## Start

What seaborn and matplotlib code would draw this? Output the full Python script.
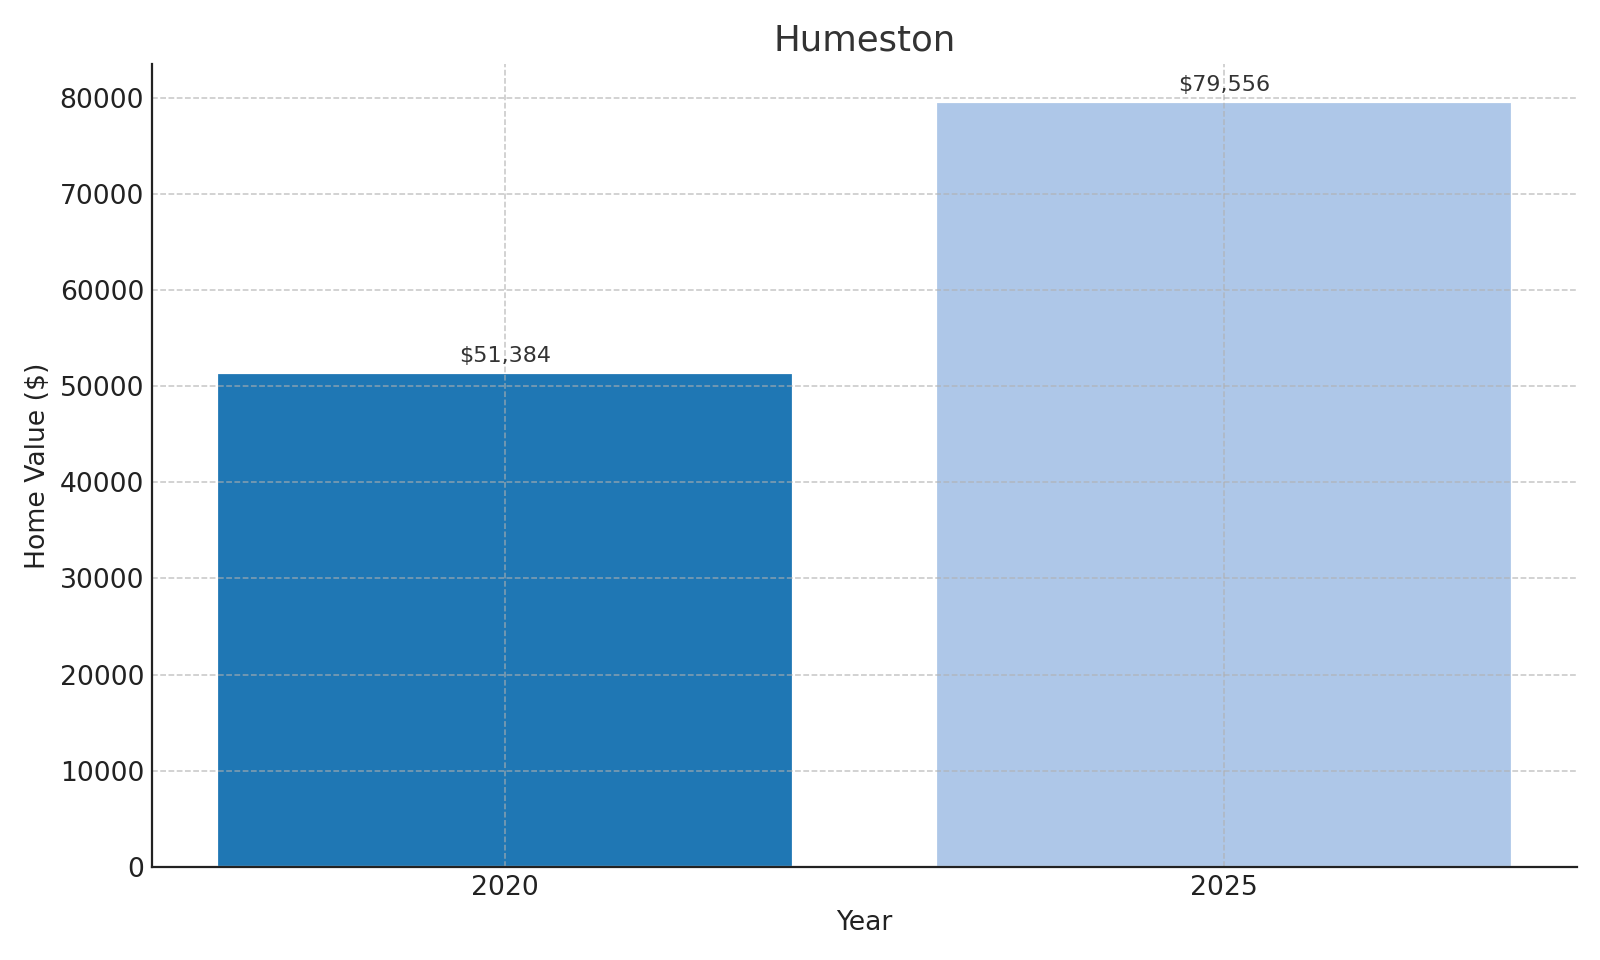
import matplotlib
matplotlib.use("Agg")
import matplotlib.pyplot as plt
import seaborn as sns
import pandas as pd

years = ["2020", "2025"]
values = [51384, 79556]
colors = ["#1f77b4", "#aec7e8"]
title = "Humeston"

df = pd.DataFrame({"Year": years, "Value": values})

sns.set_style("white")
plt.rcParams["font.family"] = ["DejaVu Sans"]

fig = plt.figure(figsize=(10, 6), dpi=160)
ax = fig.add_axes([0.095, 0.097, 0.8906, 0.8365])

sns.barplot(data=df, x="Year", y="Value", hue="Year", palette=colors,
            dodge=False, legend=False, width=0.8, saturation=1, ax=ax, zorder=2)

for c in ax.containers:
    ax.bar_label(c, labels=[f"${v:,.0f}" for v in c.datavalues],
                 padding=3, fontsize=10, color="#333333")

ax.set_xlim(-0.49, 1.49)
ax.set_ylim(0, 83534)
ax.set_axisbelow(False)
ax.grid(True, linestyle="--", color="#b0b0b0", alpha=0.7, linewidth=0.7)
sns.despine(ax=ax)
for s in ["left", "bottom"]:
    ax.spines[s].set_color("#222222")
    ax.spines[s].set_linewidth(1.0)
    ax.spines[s].set_zorder(3)

ax.tick_params(axis="both", direction="in", labelsize=12, colors="#222222",
               length=4, width=0.9, pad=3.5)
ax.set_title(title, fontsize=16, color="#333333", pad=6)
ax.set_xlabel("Year", fontsize=12, color="#222222", labelpad=4)
ax.set_ylabel("Home Value ($)", fontsize=12, color="#222222", labelpad=4)

fig.savefig("out.png", dpi=160)
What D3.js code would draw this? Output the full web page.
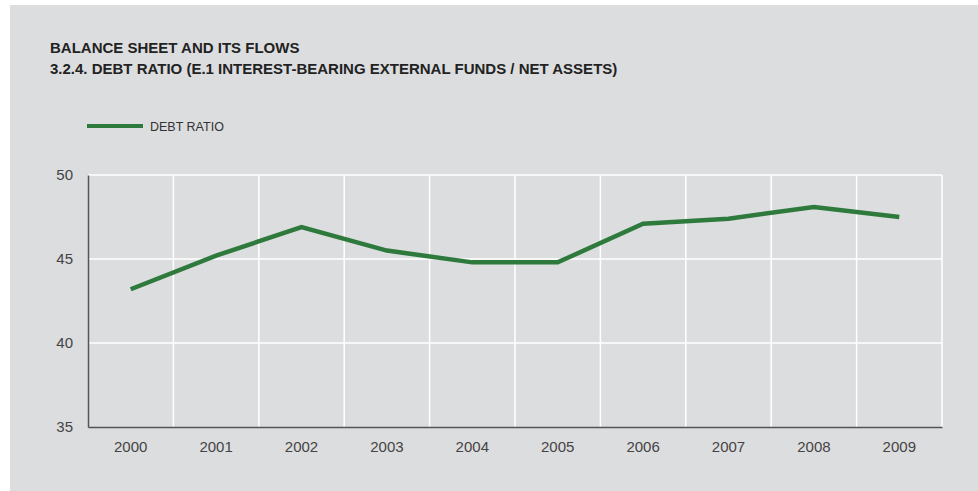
<!DOCTYPE html>
<html><head><meta charset="utf-8">
<script src="https://cdn.jsdelivr.net/npm/d3@7"></script>
<style>
html,body{margin:0;padding:0;background:#fff;}
svg{display:block;font-family:"Liberation Sans",Arial,sans-serif;}
</style></head>
<body>
<svg id="chart" width="978" height="491"></svg>
<script>
const years = ["2000","2001","2002","2003","2004","2005","2006","2007","2008","2009"];
const debtRatio = [43.2, 45.2, 46.9, 45.5, 44.8, 44.8, 47.1, 47.4, 48.1, 47.5];
const yTicks = [35, 40, 45, 50];
const titleLines = ["BALANCE SHEET AND ITS FLOWS", "3.2.4. DEBT RATIO (E.1 INTEREST-BEARING EXTERNAL FUNDS / NET ASSETS)"];
const seriesName = "DEBT RATIO";

(function(){
const svg = d3.select("#chart");
svg.append("rect").attr("x",10).attr("y",5).attr("width",968).attr("height",486).attr("fill","#dcdddf");

svg.selectAll("text.title").data(titleLines).enter().append("text")
  .attr("class","title").attr("x",50).attr("y",(d,i)=>53+i*21)
  .attr("font-size",15).attr("font-weight","bold").attr("fill","#222").text(d=>d);

const mL=88, mR=942, mT=175, mB=427;
const x = d3.scaleBand().domain(years).range([mL,mR]);
const y = d3.scaleLinear().domain([35,50]).range([mB,mT]);

// legend
svg.append("line").attr("x1",87).attr("x2",143).attr("y1",126).attr("y2",126)
  .attr("stroke","#2e7a3c").attr("stroke-width",4);
svg.append("text").attr("x",150).attr("y",130.5).attr("font-size",12.5).attr("fill","#333").text(seriesName);

// gridlines
const g = svg.append("g");
g.selectAll("line.h").data(yTicks.filter(t=>t>35)).enter().append("line")
  .attr("x1",mL).attr("x2",mR).attr("y1",d=>y(d)).attr("y2",d=>y(d))
  .attr("stroke","#fff").attr("stroke-width",1.5);
g.selectAll("line.v").data(years.slice(1).map(d=>x(d)).concat([mR])).enter().append("line")
  .attr("x1",d=>d).attr("x2",d=>d).attr("y1",mT).attr("y2",mB)
  .attr("stroke","#fff").attr("stroke-width",1.5);

// axes
const yAxis = svg.append("g").attr("transform",`translate(${mL},0)`)
  .call(d3.axisLeft(y).tickValues(yTicks).tickSize(0).tickPadding(15));
yAxis.select(".domain").attr("stroke","#555").attr("stroke-width",1.5);
yAxis.selectAll("text").attr("font-size",15).attr("fill","#444").attr("font-family","Liberation Sans, Arial, sans-serif");

const xAxis = svg.append("g").attr("transform",`translate(0,${mB})`)
  .call(d3.axisBottom(x).tickSize(0).tickPadding(14));
xAxis.select(".domain").attr("stroke","#555").attr("stroke-width",1.5);
xAxis.selectAll("text").attr("font-size",15).attr("fill","#444").attr("font-family","Liberation Sans, Arial, sans-serif");

// line
const line = d3.line().x((d,i)=>x(years[i])+x.bandwidth()/2).y(d=>y(d));
svg.append("path").datum(debtRatio).attr("d",line).attr("fill","none")
  .attr("stroke","#2e7a3c").attr("stroke-width",4.5).attr("stroke-linejoin","miter");
})();
</script>
</body></html>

## End

WHAT THE EXERCISE ASKS –
Skip the pictures and transcribe the rest of the records exactly.

WRITTEN RESPONSE –
What seaborn and matplotlib code would draw this? Output the full Python script.
import matplotlib
matplotlib.use("Agg")
import matplotlib.pyplot as plt
import seaborn as sns
import pandas as pd

years = ["2020", "2025"]
values = [51384, 79556]
colors = ["#1f77b4", "#aec7e8"]
title = "Humeston"

df = pd.DataFrame({"Year": years, "Value": values})

sns.set_style("white")
plt.rcParams["font.family"] = ["DejaVu Sans"]

fig = plt.figure(figsize=(10, 6), dpi=160)
ax = fig.add_axes([0.095, 0.097, 0.8906, 0.8365])

sns.barplot(data=df, x="Year", y="Value", hue="Year", palette=colors,
            dodge=False, legend=False, width=0.8, saturation=1, ax=ax, zorder=2)

for c in ax.containers:
    ax.bar_label(c, labels=[f"${v:,.0f}" for v in c.datavalues],
                 padding=3, fontsize=10, color="#333333")

ax.set_xlim(-0.49, 1.49)
ax.set_ylim(0, 83534)
ax.set_axisbelow(False)
ax.grid(True, linestyle="--", color="#b0b0b0", alpha=0.7, linewidth=0.7)
sns.despine(ax=ax)
for s in ["left", "bottom"]:
    ax.spines[s].set_color("#222222")
    ax.spines[s].set_linewidth(1.0)
    ax.spines[s].set_zorder(3)

ax.tick_params(axis="both", direction="in", labelsize=12, colors="#222222",
               length=4, width=0.9, pad=3.5)
ax.set_title(title, fontsize=16, color="#333333", pad=6)
ax.set_xlabel("Year", fontsize=12, color="#222222", labelpad=4)
ax.set_ylabel("Home Value ($)", fontsize=12, color="#222222", labelpad=4)

fig.savefig("out.png", dpi=160)
What D3.js code would draw this? Output the full web page.
<!DOCTYPE html>
<html><head><meta charset="utf-8">
<script src="https://cdn.jsdelivr.net/npm/d3@7"></script>
<style>
html,body{margin:0;padding:0;background:#fff;}
svg{display:block;font-family:"Liberation Sans",Arial,sans-serif;}
</style></head>
<body>
<svg id="chart" width="978" height="491"></svg>
<script>
const years = ["2000","2001","2002","2003","2004","2005","2006","2007","2008","2009"];
const debtRatio = [43.2, 45.2, 46.9, 45.5, 44.8, 44.8, 47.1, 47.4, 48.1, 47.5];
const yTicks = [35, 40, 45, 50];
const titleLines = ["BALANCE SHEET AND ITS FLOWS", "3.2.4. DEBT RATIO (E.1 INTEREST-BEARING EXTERNAL FUNDS / NET ASSETS)"];
const seriesName = "DEBT RATIO";

(function(){
const svg = d3.select("#chart");
svg.append("rect").attr("x",10).attr("y",5).attr("width",968).attr("height",486).attr("fill","#dcdddf");

svg.selectAll("text.title").data(titleLines).enter().append("text")
  .attr("class","title").attr("x",50).attr("y",(d,i)=>53+i*21)
  .attr("font-size",15).attr("font-weight","bold").attr("fill","#222").text(d=>d);

const mL=88, mR=942, mT=175, mB=427;
const x = d3.scaleBand().domain(years).range([mL,mR]);
const y = d3.scaleLinear().domain([35,50]).range([mB,mT]);

// legend
svg.append("line").attr("x1",87).attr("x2",143).attr("y1",126).attr("y2",126)
  .attr("stroke","#2e7a3c").attr("stroke-width",4);
svg.append("text").attr("x",150).attr("y",130.5).attr("font-size",12.5).attr("fill","#333").text(seriesName);

// gridlines
const g = svg.append("g");
g.selectAll("line.h").data(yTicks.filter(t=>t>35)).enter().append("line")
  .attr("x1",mL).attr("x2",mR).attr("y1",d=>y(d)).attr("y2",d=>y(d))
  .attr("stroke","#fff").attr("stroke-width",1.5);
g.selectAll("line.v").data(years.slice(1).map(d=>x(d)).concat([mR])).enter().append("line")
  .attr("x1",d=>d).attr("x2",d=>d).attr("y1",mT).attr("y2",mB)
  .attr("stroke","#fff").attr("stroke-width",1.5);

// axes
const yAxis = svg.append("g").attr("transform",`translate(${mL},0)`)
  .call(d3.axisLeft(y).tickValues(yTicks).tickSize(0).tickPadding(15));
yAxis.select(".domain").attr("stroke","#555").attr("stroke-width",1.5);
yAxis.selectAll("text").attr("font-size",15).attr("fill","#444").attr("font-family","Liberation Sans, Arial, sans-serif");

const xAxis = svg.append("g").attr("transform",`translate(0,${mB})`)
  .call(d3.axisBottom(x).tickSize(0).tickPadding(14));
xAxis.select(".domain").attr("stroke","#555").attr("stroke-width",1.5);
xAxis.selectAll("text").attr("font-size",15).attr("fill","#444").attr("font-family","Liberation Sans, Arial, sans-serif");

// line
const line = d3.line().x((d,i)=>x(years[i])+x.bandwidth()/2).y(d=>y(d));
svg.append("path").datum(debtRatio).attr("d",line).attr("fill","none")
  .attr("stroke","#2e7a3c").attr("stroke-width",4.5).attr("stroke-linejoin","miter");
})();
</script>
</body></html>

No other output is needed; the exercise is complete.